Icasa’s spectrum auction prompts legal action by telecoms minister


The department of telecommunications and postal services (DTPS) minister, Dr. Siyabonga Cwele has said that he will take legal action against the Independent Communications Authority of South Africa (Icasa) over its decision to auction off spectrum.

Earlier this month, Icasa invited companies to apply for licenses to the spectrum in the 700MHz, 800MHz and 2 600MHz bands. The spectrum had a minimum bidding price of R3bn and is meant to deliver high-speed wireless broadband to urban and rural areas.

According to the DTPS, Dr. Cwele has met with Icasa twice since the announcement and no amicable solution had been reached. “Icasa was furthermore not prepared to subject itself to the intergovernmental cooperation governance procedures,” the DTPS said in a statement.

Benefit all the people

The decision to take Icasa to court is not simply government muscle flexing.

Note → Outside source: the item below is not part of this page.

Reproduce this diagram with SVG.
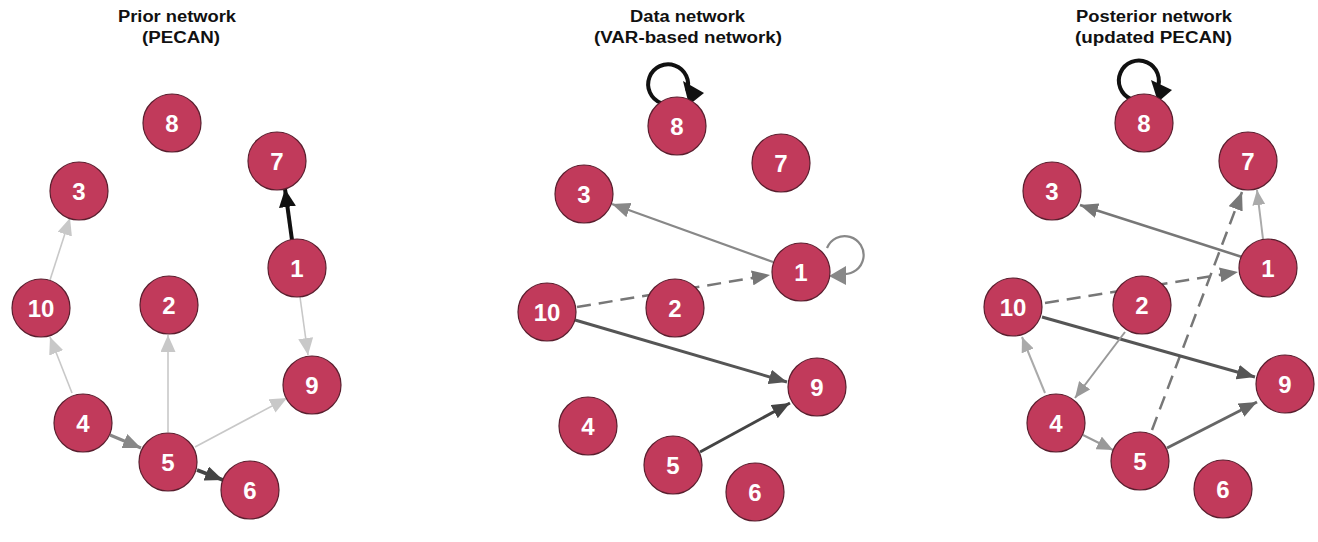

The spectrum would go a long a way to speeding along projects such SA Connect, so the correct procedures must be followed.

Advert

“The position of Government is that it is the custodian of spectrum which is a national and public resource and whose utilisation must benefit all the people of South Africa,” said the DTPS.

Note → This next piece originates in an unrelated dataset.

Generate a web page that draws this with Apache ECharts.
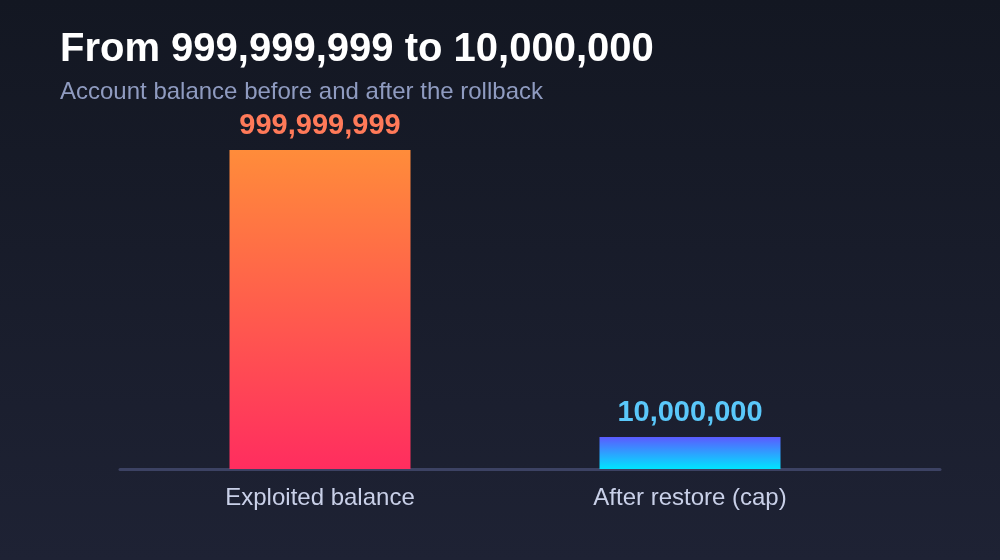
<!DOCTYPE html>
<html>
<head>
<meta charset="utf-8">
<style>
html,body{margin:0;padding:0;}
#c{width:1000px;height:560px;}
</style>
<script src="https://cdn.jsdelivr.net/npm/echarts@6/dist/echarts.min.js"></script>
</head>
<body>
<div id="c"></div>
<script>
const categories = ['Exploited balance', 'After restore (cap)'];
const balances = [999999999, 10000000];
const labelColors = ['#FF7A59', '#5AC8FA'];
const barGradients = [['#FF8C3A', '#FF2D5F'], ['#5B5BFF', '#00E5FF']];

const fmt = v => v.toLocaleString('en-US');
const FONT = '"Liberation Sans", Arial, sans-serif';
const chart = echarts.init(document.getElementById('c'));

const data = balances.map((v, i) => ({
  value: Math.sqrt(v),
  itemStyle: {
    color: new echarts.graphic.LinearGradient(0, 0, 0, 1, [
      { offset: 0, color: barGradients[i][0] },
      { offset: 1, color: barGradients[i][1] }
    ])
  },
  label: { color: labelColors[i] }
}));

chart.setOption({
  backgroundColor: new echarts.graphic.LinearGradient(0, 0, 0, 1, [
    { offset: 0, color: '#131722' },
    { offset: 1, color: '#1E2234' }
  ]),
  title: {
    text: 'From 999,999,999 to 10,000,000',
    subtext: 'Account balance before and after the rollback',
    left: 55, top: 25,
    itemGap: 10,
    textStyle: { color: '#FFFFFF', fontSize: 40, fontWeight: 'bold', fontFamily: FONT },
    subtextStyle: { color: '#8F9BC0', fontSize: 24, fontFamily: FONT }
  },
  grid: [
    { left: 120, right: 60, top: 150, bottom: 91 },
    { left: 135, right: 125, top: 150, bottom: 91 }
  ],
  xAxis: [
    { type: 'category', gridIndex: 0, data: [''],
      axisLine: { lineStyle: { color: '#3C4263', width: 3 } },
      axisTick: { show: false }, axisLabel: { show: false } },
    { type: 'category', gridIndex: 1, data: categories,
      axisLine: { show: false },
      axisTick: { show: false },
      axisLabel: { color: '#C9D0E8', fontSize: 24, margin: 17, fontFamily: FONT } }
  ],
  yAxis: [
    { type: 'value', gridIndex: 0, show: false, splitLine: { show: false } },
    { type: 'value', gridIndex: 1, show: false, min: 0, max: 'dataMax', splitLine: { show: false } }
  ],
  series: [{
    type: 'bar',
    xAxisIndex: 1, yAxisIndex: 1,
    barWidth: 181,
    data: data,
    label: {
      show: true, position: 'top', distance: 10,
      fontSize: 29, fontWeight: 'bold',
      fontFamily: FONT,
      formatter: p => fmt(balances[p.dataIndex])
    }
  }]
});
</script>
</body>
</html>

Despite the government being in the process of compiling a policy surrounding spectrum, this process is ongoing and there is no concrete policy as yet.

“The Minister is concerned that Icasa’s invitation to apply for the auctioning of the spectrum was issued without consultation and prior notification to Government as the policy maker,” the DTPS statement said.

The department goes on to say that Dr. Cwele is challenging Icasa to protect the companies who may wish to bid for the spectrum. The minister does not want companies to hand over a large sum of money for spectrum it may not really own in the eyes of the law.

We understand that this stalls the process of connecting every South African citizen to the internet, but if the department is too be believed, this all could have been avoided if the correct procedures had been followed.